Altisonancias

IGNACIO CAMACHO-ABC

  • El abuso de la hipérbole golpista, el comodín de Tejero, banaliza los golpes auténticos. El ‘procés’, por ejemplo

La ley de Godwin y la ‘reductio ad hitlerum’ son dos formulaciones similares de la tendencia a buscar comparaciones con Hitler cuando se agotan los argumentos de los debates. La hipérbole, decía el tal Godwin, acaba con la seriedad de una conversación al reducirla a un choque de enormidades como suele ocurrir en esas discusiones tabernarias que abundan en las redes sociales. Revela simpleza mental, falta de imaginación y de profundidad, incapacidad para elaborar un alegato razonable. Nueve de cada diez veces que aparecen los nazis en una frase se trata de un parangón fuera de lugar, una trivialidad propia de personas vulgares que no tienen otra referencia más compleja a su alcance.

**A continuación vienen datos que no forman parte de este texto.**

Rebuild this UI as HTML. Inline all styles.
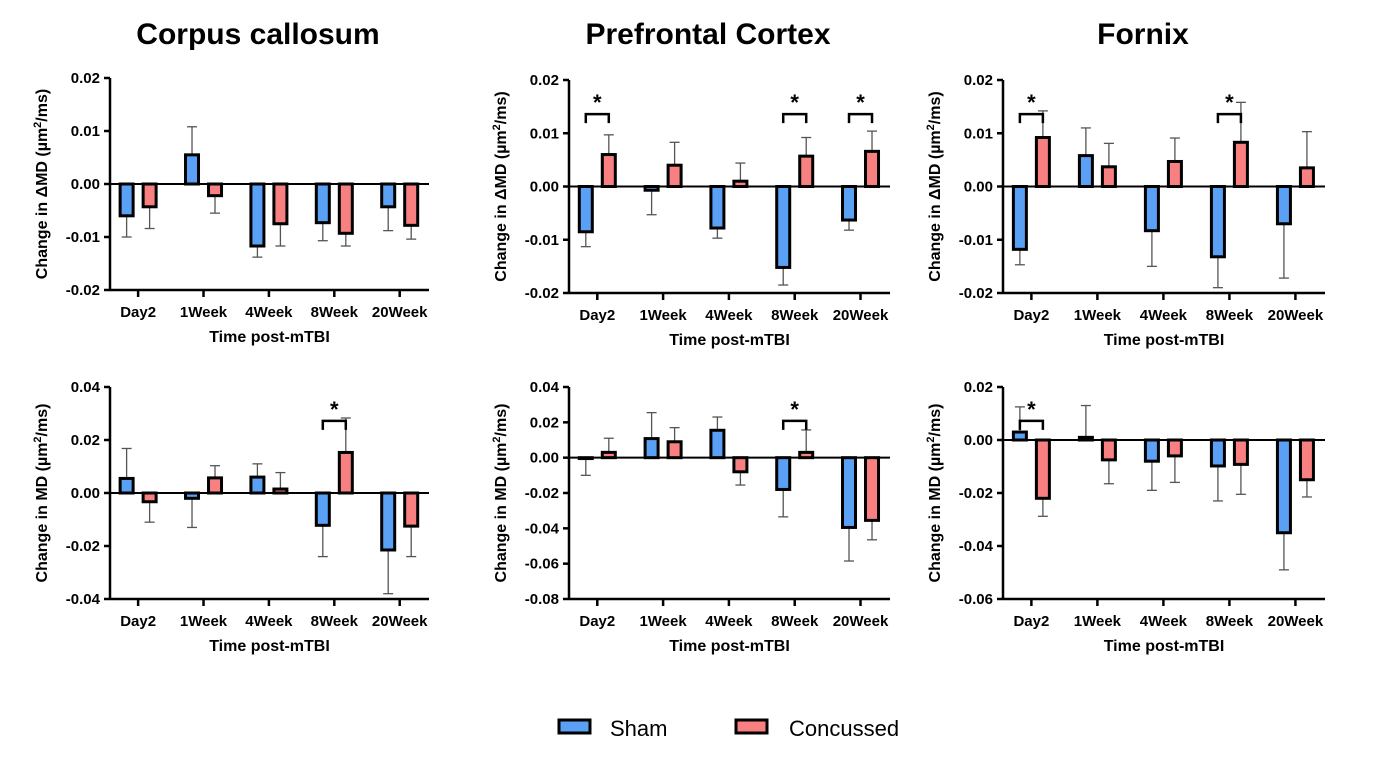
<!DOCTYPE html>
<html><head><meta charset="utf-8"><style>
body{margin:0;background:#fff;width:1387px;height:753px;overflow:hidden;font-family:"Liberation Sans",Arial,sans-serif}
svg text{font-family:"Liberation Sans",Arial,sans-serif}
</style></head><body>
<svg id="fig" width="1387" height="753">
<text x="258" y="44" text-anchor="middle" font-size="30" font-weight="bold">Corpus callosum</text>
<text x="708" y="44" text-anchor="middle" font-size="30" font-weight="bold">Prefrontal Cortex</text>
<text x="1143" y="44" text-anchor="middle" font-size="30" font-weight="bold">Fornix</text>
<g>
<rect x="559" y="720" width="31" height="13" fill="#5aa0f5" stroke="#000" stroke-width="3"/>
<text x="610" y="736" font-size="22">Sham</text>
<rect x="736" y="720" width="31" height="13" fill="#f88080" stroke="#000" stroke-width="3"/>
<text x="789" y="736" font-size="22">Concussed</text>
</g>
</svg>
<script>
const categories=["Day2","1Week","4Week","8Week","20Week"];
const p1Sham=[-0.006,0.0055,-0.0117,-0.0073,-0.0043];
const p1ShamErr=[0.004,0.0053,0.0021,0.0034,0.0045];
const p1Conc=[-0.0043,-0.0022,-0.0075,-0.0093,-0.0078];
const p1ConcErr=[0.0041,0.0033,0.0042,0.0024,0.0026];
const p2Sham=[-0.0085,-0.0007,-0.0078,-0.0152,-0.0063];
const p2ShamErr=[0.0028,0.0046,0.0019,0.0033,0.0019];
const p2Conc=[0.006,0.004,0.001,0.0057,0.0066];
const p2ConcErr=[0.0037,0.0043,0.0034,0.0035,0.0038];
const p3Sham=[-0.0118,0.0058,-0.0083,-0.0132,-0.007];
const p3ShamErr=[0.0029,0.0052,0.0067,0.0058,0.0102];
const p3Conc=[0.0092,0.0037,0.0047,0.0083,0.0035];
const p3ConcErr=[0.005,0.0044,0.0044,0.0075,0.0068];
const p4Sham=[0.0055,-0.002,0.006,-0.0122,-0.0215];
const p4ShamErr=[0.0113,0.011,0.005,0.0118,0.0165];
const p4Conc=[-0.0033,0.0057,0.0015,0.0153,-0.0125];
const p4ConcErr=[0.0077,0.0046,0.0062,0.013,0.0115];
const p5Sham=[-0.0005,0.0108,0.0155,-0.018,-0.0395];
const p5ShamErr=[0.0095,0.0147,0.0075,0.0155,0.019];
const p5Conc=[0.003,0.009,-0.008,0.003,-0.0355];
const p5ConcErr=[0.008,0.008,0.0075,0.0127,0.011];
const p6Sham=[0.003,0.001,-0.008,-0.0098,-0.035];
const p6ShamErr=[0.0095,0.012,0.011,0.0132,0.014];
const p6Conc=[-0.022,-0.0075,-0.006,-0.0092,-0.015];
const p6ConcErr=[0.0068,0.009,0.01,0.0113,0.0065];
const p1Ticks=[0.02,0.01,0,-0.01,-0.02];
const p2Ticks=[0.02,0.01,0,-0.01,-0.02];
const p3Ticks=[0.02,0.01,0,-0.01,-0.02];
const p4Ticks=[0.04,0.02,0,-0.02,-0.04];
const p5Ticks=[0.04,0.02,0,-0.02,-0.04,-0.06,-0.08];
const p6Ticks=[0.02,0,-0.02,-0.04,-0.06];
const p1Sig=[],p2Sig=[0,3,4],p3Sig=[0,3],p4Sig=[3],p5Sig=[3],p6Sig=[0];

const NS="http://www.w3.org/2000/svg";
const svg=document.getElementById('fig');
function mk(tag,attrs,parent,text){const e=document.createElementNS(NS,tag);for(const k in attrs)e.setAttribute(k,attrs[k]);if(text!==undefined)e.textContent=text;(parent||svg).appendChild(e);return e;}

function panel(id,x0,x1,y0,y1,ticks,sham,shamErr,conc,concErr,sig,ylab){
  const g=mk('g',{});
  
  
  const ymax=ticks[0],ymin=ticks[ticks.length-1];
  const y=v=>y0+(ymax-v)/(ymax-ymin)*(y1-y0);
  const step=(x1-x0)/categories.length*1.025;
  const cx=i=>x0+step*(i+0.43);
  const bw=13,off=11.5;
  const ax=mk('line',{x1:x0,y1:y0,x2:x0,y2:y1,stroke:'#000','stroke-width':2.5},g);
  
  const xa=mk('line',{x1:x0,y1:y1,x2:x1,y2:y1,stroke:'#000','stroke-width':2.5},g);
  
  ticks.forEach(t=>{
    mk('line',{x1:x0-6,y1:y(t),x2:x0,y2:y(t),stroke:'#000','stroke-width':2.5},g);
    const tl=mk('text',{x:x0-10,y:y(t)+5,'text-anchor':'end','font-size':15,'font-weight':'bold'},g,t.toFixed(2));
    
  });
  categories.forEach((c,i)=>{
    mk('line',{x1:cx(i),y1:y1,x2:cx(i),y2:y1+7,stroke:'#000','stroke-width':2.5},g);
    const tl=mk('text',{x:cx(i),y:y1+27,'text-anchor':'middle','font-size':15,'font-weight':'bold'},g,c);
    
    [[sham,shamErr,-off,'#5aa0f5','sham'],[conc,concErr,off,'#f88080','concussed']].forEach(([vals,errs,o,col,nm])=>{
      const v=vals[i],e=errs[i],bx=cx(i)+o;
      const end=v>=0?v+e:v-e;
      const el=mk('line',{x1:bx,y1:y(v),x2:bx,y2:y(end),stroke:'#555','stroke-width':1.3},g);
      
      mk('line',{x1:bx-5,y1:y(end),x2:bx+5,y2:y(end),stroke:'#555','stroke-width':1.3},g);
      const top=Math.min(y(v),y(0)),h=Math.abs(y(v)-y(0));
      const r=mk('rect',{x:bx-bw/2,y:top,width:bw,height:Math.max(h,0.5),fill:col,stroke:'#000','stroke-width':3},g);
      
    });
  });
  const zl=mk('line',{x1:x0,y1:y(0),x2:x1,y2:y(0),stroke:'#000','stroke-width':2},g);
  
  sig.forEach(i=>{
    const by=y0+(y1-y0)*0.16, a=cx(i)-off, b=cx(i)+off;
    const br=mk('path',{d:`M${a} ${by+9}V${by}H${b}V${by+9}`,fill:'none',stroke:'#000','stroke-width':2.5},g);
    
    const st=mk('text',{x:cx(i),y:by-4,'text-anchor':'middle','font-size':22,'font-weight':'bold'},g,'*');
    
  });
  const xt=mk('text',{x:(x0+x1)/2,y:y1+52,'text-anchor':'middle','font-size':16,'font-weight':'bold'},g,'Time post-mTBI');
  
  const ly=(y0+y1)/2, lx=x0-63;
  const yt=mk('text',{x:lx,y:ly,'text-anchor':'middle','font-size':16,'font-weight':'bold',transform:`rotate(-90 ${lx} ${ly})`},g);
  
  mk('tspan',{},yt,'Change in '+ylab+' (µm');
  mk('tspan',{dy:-6,'font-size':11},yt,'2');
  mk('tspan',{dy:6},yt,'/ms)');
}
panel('panel-cc-delta-md',110,429,78,290,p1Ticks,p1Sham,p1ShamErr,p1Conc,p1ConcErr,p1Sig,'ΔMD');
panel('panel-pfc-delta-md',569,890,80,293,p2Ticks,p2Sham,p2ShamErr,p2Conc,p2ConcErr,p2Sig,'ΔMD');
panel('panel-fornix-delta-md',1003,1325,80,293,p3Ticks,p3Sham,p3ShamErr,p3Conc,p3ConcErr,p3Sig,'ΔMD');
panel('panel-cc-md',110,429,387,599,p4Ticks,p4Sham,p4ShamErr,p4Conc,p4ConcErr,p4Sig,'MD');
panel('panel-pfc-md',569,890,387,599,p5Ticks,p5Sham,p5ShamErr,p5Conc,p5ConcErr,p5Sig,'MD');
panel('panel-fornix-md',1003,1325,387,599,p6Ticks,p6Sham,p6ShamErr,p6Conc,p6ConcErr,p6Sig,'MD');
</script>
</body></html>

En la política española se ha impuesto una variante que sustituye a Hitler por Franco o por Tejero. La acusación de golpismo surge con alarmante naturalidad en cualquier contexto; los que se precian de una cierta sofisticación apelan a Pavía para demostrar su amplitud de conocimientos. La probabilidad de que aparezcan los bigotes del civilón en un rifirrafe dialéctico, sobre todo si transcurre en el Congreso, es directamente proporcional a la carencia de talento de unos dirigentes acostumbrados al lodazal del trazo grueso, demasiado torpes para manejarse sin el comodín del improperio. Sucede en la oposición y en el Gobierno, pero en éste es más grave la falta de respeto a las reglas del juego. Por su responsabilidad intrínseca y porque entre sus muy numerosos miembros debería haber alguno cuerdo para evitar ese zafio navajeo.

Esta banalización de un concepto tan excepcional tiene poco recorrido. Pasa igual con el abuso del término fascismo para convertir al adversario en enemigo; si todo el mundo es ‘facha’ los que de verdad lo son pasan inadvertidos. Y si toda actuación irregular o cuestionable es golpe, nada acaba por serlo, incluso cuando –como el ‘procés’ separatista– constituye un golpe auténtico: una institución del Estado que se subleva contra el ordenamiento. Así, para Sánchez, que ha despenalizado esa insurrección real cambiando de forma torticera las leyes, los golpistas son la derecha, la prensa, los empresarios y hasta los jueces; todos menos sus socios delincuentes.

Del mismo modo la oposición incurre en altisonancia comparativa. El sanchismo no ha dado un golpe ni lo necesita; lo suyo es una escalada deconstituyente subrepticia, un proceso populista de degradación democrática paulatina. Eso lo vuelve quizá más peligroso porque camufla su desviación de poder bajo apariencia legítima. Pero las analogías desmedidas resultan contraproducentes, pierden credibilidad y favorecen al cabo la impostura victimista. Es esencial recordar que las palabras importan –salvo al presidente– y que la última, la de los ciudadanos, aún no está dicha. Como dijo Felipe sobre la OTAN, lo que se aprueba por mayoría se puede revocar también por mayoría.